What is wanted is an exact restatement of the lines from the one with "Emit a Python" through the one with "The picture is", both included, and of no other lines.

[start Given entries]

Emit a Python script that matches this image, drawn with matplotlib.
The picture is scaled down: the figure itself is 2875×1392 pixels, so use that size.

[end Given entries]
[start Given entries]

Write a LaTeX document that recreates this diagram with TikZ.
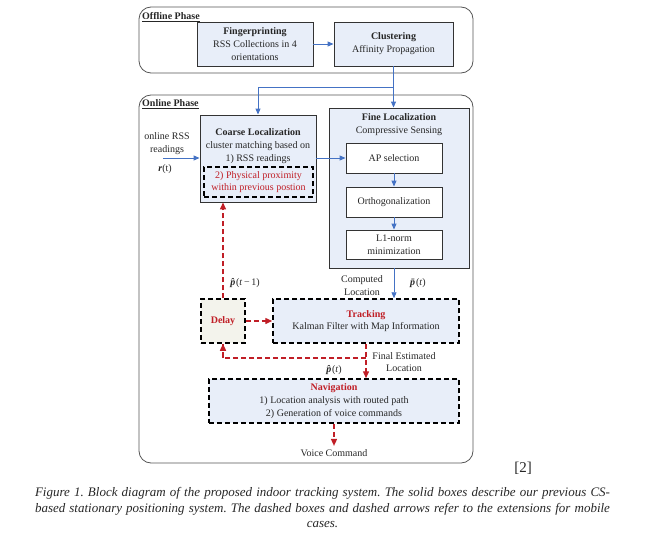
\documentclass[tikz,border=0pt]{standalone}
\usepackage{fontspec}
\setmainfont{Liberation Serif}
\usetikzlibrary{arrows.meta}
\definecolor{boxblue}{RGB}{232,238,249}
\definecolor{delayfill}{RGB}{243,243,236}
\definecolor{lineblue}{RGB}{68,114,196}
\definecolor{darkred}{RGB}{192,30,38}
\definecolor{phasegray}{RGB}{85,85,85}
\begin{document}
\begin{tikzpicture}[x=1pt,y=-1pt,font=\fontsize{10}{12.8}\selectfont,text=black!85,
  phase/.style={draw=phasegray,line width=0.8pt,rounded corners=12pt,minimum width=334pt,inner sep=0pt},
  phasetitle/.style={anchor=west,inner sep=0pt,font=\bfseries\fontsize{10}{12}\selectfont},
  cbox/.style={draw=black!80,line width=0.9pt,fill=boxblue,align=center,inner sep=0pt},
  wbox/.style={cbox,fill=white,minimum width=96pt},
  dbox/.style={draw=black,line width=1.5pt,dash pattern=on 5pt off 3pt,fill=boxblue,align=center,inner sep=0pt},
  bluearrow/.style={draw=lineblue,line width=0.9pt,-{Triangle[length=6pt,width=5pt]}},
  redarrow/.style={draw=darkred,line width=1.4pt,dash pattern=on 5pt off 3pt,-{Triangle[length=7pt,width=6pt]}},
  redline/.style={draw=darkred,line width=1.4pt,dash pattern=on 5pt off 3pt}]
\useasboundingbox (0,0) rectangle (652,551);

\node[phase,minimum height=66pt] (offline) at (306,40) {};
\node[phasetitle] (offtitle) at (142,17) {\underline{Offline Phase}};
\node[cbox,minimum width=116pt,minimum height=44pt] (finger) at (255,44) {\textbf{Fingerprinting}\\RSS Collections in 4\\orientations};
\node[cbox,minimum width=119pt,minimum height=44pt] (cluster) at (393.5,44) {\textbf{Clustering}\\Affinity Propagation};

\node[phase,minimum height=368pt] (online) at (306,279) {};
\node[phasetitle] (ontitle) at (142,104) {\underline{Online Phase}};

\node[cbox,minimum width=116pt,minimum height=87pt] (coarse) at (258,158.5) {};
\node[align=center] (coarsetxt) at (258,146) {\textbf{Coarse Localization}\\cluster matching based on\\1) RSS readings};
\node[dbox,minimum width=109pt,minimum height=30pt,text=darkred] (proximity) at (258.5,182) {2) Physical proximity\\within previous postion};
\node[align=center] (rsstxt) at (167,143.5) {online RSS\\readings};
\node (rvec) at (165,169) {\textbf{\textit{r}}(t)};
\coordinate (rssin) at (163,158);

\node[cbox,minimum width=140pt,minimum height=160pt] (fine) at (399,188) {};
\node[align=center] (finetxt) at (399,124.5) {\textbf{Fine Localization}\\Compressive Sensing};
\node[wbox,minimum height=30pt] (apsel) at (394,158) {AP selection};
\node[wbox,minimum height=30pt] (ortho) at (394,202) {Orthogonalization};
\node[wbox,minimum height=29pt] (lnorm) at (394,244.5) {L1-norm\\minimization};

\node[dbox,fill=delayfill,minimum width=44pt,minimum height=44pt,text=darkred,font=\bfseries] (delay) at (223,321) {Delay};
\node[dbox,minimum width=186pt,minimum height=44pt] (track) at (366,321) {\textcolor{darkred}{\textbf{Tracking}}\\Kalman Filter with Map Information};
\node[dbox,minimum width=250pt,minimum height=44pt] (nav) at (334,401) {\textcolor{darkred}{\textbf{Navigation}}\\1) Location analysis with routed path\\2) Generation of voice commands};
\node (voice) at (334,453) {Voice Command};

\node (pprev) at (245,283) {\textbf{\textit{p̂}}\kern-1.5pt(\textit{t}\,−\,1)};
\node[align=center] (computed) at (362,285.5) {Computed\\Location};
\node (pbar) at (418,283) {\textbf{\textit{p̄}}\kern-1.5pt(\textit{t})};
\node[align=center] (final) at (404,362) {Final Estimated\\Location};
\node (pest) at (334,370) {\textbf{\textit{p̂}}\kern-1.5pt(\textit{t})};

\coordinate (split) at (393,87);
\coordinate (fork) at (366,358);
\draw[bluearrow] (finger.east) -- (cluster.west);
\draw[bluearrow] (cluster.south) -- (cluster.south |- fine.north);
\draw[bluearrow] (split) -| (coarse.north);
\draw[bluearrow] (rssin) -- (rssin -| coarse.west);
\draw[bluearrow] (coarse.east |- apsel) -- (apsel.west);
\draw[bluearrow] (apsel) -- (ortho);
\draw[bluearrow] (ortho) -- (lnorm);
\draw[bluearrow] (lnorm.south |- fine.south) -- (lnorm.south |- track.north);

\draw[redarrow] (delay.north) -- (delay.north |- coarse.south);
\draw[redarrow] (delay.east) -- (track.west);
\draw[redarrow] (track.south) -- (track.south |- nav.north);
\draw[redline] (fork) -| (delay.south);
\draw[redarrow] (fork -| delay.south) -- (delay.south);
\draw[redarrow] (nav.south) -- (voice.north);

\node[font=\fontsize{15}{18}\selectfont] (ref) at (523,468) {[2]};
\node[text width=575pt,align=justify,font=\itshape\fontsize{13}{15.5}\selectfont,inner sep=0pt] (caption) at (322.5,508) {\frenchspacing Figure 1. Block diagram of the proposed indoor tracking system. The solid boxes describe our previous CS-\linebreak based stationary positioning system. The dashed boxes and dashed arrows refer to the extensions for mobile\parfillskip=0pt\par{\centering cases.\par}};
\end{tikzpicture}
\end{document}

[end Given entries]

#### Task result:
Emit a Python script that matches this image, drawn with matplotlib.
The picture is scaled down: the figure itself is 2875×1392 pixels, so use that size.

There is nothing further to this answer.